[Records with drawing code]
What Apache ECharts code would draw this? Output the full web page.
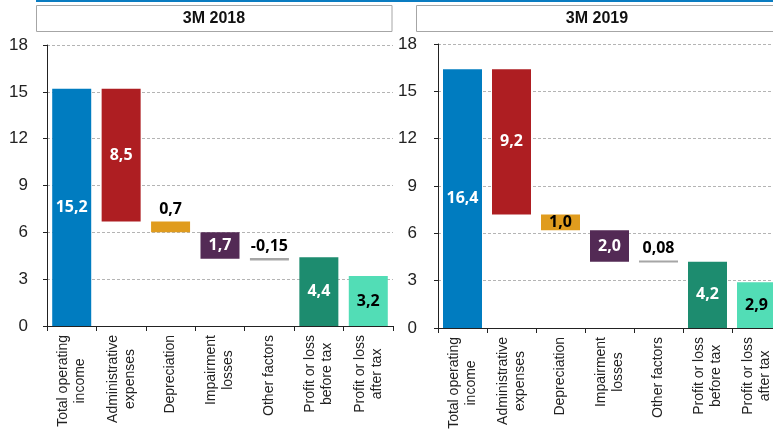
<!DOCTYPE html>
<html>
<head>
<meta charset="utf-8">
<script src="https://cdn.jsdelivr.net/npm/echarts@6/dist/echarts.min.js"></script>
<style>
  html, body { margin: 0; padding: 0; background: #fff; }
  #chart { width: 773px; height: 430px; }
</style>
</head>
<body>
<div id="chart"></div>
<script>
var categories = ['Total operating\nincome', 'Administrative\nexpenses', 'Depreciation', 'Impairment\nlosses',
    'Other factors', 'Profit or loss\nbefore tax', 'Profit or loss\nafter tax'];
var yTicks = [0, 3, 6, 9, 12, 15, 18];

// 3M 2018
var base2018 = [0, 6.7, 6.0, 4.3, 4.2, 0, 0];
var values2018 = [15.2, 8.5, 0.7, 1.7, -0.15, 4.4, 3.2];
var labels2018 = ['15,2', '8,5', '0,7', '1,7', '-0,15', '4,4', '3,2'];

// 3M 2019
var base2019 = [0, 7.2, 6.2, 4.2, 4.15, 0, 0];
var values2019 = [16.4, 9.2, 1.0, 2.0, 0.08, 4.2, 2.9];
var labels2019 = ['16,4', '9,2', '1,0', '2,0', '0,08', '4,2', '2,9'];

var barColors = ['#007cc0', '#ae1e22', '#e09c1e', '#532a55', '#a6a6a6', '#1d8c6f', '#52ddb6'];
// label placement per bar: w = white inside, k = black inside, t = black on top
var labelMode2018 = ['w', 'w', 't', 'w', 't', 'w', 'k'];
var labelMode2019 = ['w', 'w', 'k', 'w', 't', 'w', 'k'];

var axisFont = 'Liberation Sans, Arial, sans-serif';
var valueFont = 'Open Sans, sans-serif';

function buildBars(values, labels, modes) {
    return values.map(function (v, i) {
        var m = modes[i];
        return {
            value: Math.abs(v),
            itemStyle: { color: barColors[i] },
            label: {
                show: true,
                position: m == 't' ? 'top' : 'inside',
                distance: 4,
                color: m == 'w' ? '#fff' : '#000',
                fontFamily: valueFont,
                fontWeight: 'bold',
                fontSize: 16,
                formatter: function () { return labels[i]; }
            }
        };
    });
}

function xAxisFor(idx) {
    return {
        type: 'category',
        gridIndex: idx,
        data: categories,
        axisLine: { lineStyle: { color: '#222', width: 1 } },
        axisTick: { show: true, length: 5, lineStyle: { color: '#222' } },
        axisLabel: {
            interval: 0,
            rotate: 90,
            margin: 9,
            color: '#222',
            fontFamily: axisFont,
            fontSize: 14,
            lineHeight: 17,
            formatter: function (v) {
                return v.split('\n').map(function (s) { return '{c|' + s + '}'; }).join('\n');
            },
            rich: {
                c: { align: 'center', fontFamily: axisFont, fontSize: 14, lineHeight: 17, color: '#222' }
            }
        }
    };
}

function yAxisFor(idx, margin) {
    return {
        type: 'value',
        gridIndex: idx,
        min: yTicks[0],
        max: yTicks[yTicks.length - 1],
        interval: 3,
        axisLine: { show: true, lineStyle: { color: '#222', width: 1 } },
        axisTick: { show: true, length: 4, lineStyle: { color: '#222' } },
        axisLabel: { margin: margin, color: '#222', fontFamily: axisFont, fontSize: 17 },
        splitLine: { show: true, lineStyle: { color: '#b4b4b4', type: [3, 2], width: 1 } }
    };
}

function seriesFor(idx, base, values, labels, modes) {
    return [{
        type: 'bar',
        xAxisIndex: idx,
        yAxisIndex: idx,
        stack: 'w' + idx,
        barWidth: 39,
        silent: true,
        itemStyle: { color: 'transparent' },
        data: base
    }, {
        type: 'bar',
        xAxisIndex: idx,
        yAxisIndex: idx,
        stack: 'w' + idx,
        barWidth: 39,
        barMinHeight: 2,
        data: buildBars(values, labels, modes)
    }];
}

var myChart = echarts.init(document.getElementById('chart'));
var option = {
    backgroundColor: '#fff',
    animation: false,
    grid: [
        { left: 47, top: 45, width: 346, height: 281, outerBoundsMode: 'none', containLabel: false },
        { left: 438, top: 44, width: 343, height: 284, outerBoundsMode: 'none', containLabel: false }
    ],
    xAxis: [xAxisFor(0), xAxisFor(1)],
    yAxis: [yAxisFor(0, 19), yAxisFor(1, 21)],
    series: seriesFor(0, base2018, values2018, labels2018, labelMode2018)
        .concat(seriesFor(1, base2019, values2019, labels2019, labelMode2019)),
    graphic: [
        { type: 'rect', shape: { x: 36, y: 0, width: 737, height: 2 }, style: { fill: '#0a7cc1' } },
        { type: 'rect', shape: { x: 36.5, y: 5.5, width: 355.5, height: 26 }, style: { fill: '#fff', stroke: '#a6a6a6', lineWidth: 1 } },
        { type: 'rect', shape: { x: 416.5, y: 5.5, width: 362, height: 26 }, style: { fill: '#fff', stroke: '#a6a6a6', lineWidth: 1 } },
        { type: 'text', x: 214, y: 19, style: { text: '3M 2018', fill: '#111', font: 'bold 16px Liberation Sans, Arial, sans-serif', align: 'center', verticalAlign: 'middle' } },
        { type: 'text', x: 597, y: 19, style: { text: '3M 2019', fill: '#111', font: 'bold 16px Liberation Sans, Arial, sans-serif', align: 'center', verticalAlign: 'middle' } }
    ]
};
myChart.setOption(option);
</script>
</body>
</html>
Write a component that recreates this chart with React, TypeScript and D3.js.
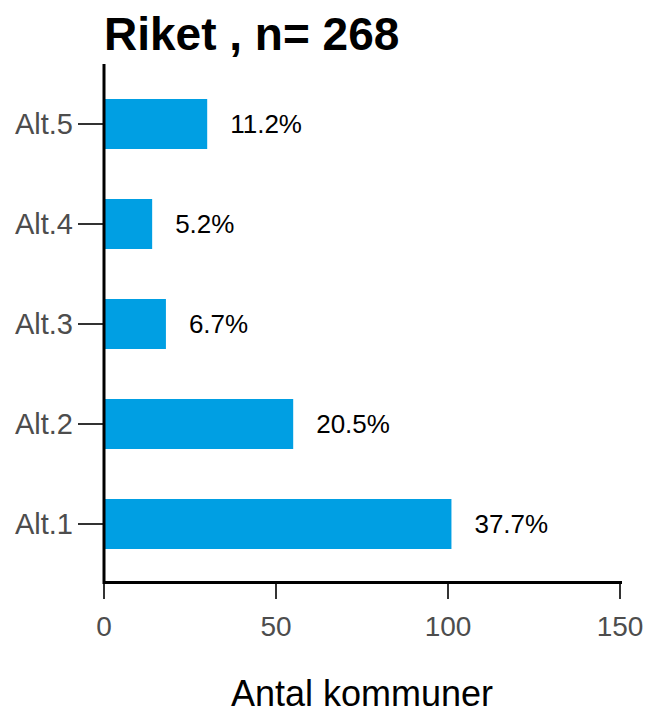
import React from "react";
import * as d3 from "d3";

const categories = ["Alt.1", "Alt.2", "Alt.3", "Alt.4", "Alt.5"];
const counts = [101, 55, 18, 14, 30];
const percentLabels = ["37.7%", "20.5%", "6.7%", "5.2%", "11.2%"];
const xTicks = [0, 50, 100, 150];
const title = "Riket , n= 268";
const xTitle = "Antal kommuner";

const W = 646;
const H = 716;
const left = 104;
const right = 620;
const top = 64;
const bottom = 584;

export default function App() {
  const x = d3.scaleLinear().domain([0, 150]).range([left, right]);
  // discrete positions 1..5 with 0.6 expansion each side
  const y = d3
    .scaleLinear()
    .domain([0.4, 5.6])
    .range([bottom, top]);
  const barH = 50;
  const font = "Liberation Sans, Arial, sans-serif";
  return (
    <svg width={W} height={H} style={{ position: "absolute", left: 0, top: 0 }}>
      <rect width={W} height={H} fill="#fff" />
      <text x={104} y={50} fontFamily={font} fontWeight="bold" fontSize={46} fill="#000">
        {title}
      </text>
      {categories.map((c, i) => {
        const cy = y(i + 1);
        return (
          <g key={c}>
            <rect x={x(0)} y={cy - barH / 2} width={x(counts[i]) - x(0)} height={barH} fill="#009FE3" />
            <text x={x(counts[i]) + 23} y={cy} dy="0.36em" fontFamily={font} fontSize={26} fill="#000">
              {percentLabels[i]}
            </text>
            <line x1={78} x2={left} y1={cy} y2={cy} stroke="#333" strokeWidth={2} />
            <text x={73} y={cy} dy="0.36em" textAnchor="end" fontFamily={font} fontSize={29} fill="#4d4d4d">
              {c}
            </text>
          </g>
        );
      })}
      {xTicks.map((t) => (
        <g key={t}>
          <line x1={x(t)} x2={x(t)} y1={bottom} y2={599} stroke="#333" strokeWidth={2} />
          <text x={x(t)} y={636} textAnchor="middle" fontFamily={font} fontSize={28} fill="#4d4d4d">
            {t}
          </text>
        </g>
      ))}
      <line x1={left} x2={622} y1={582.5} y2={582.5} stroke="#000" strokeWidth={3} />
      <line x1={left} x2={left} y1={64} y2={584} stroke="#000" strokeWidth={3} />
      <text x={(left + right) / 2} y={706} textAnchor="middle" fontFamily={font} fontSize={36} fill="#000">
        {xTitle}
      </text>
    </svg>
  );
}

● What you should do
Only the number is needed: state how many lines in the listing contain "this".

● Correct response
2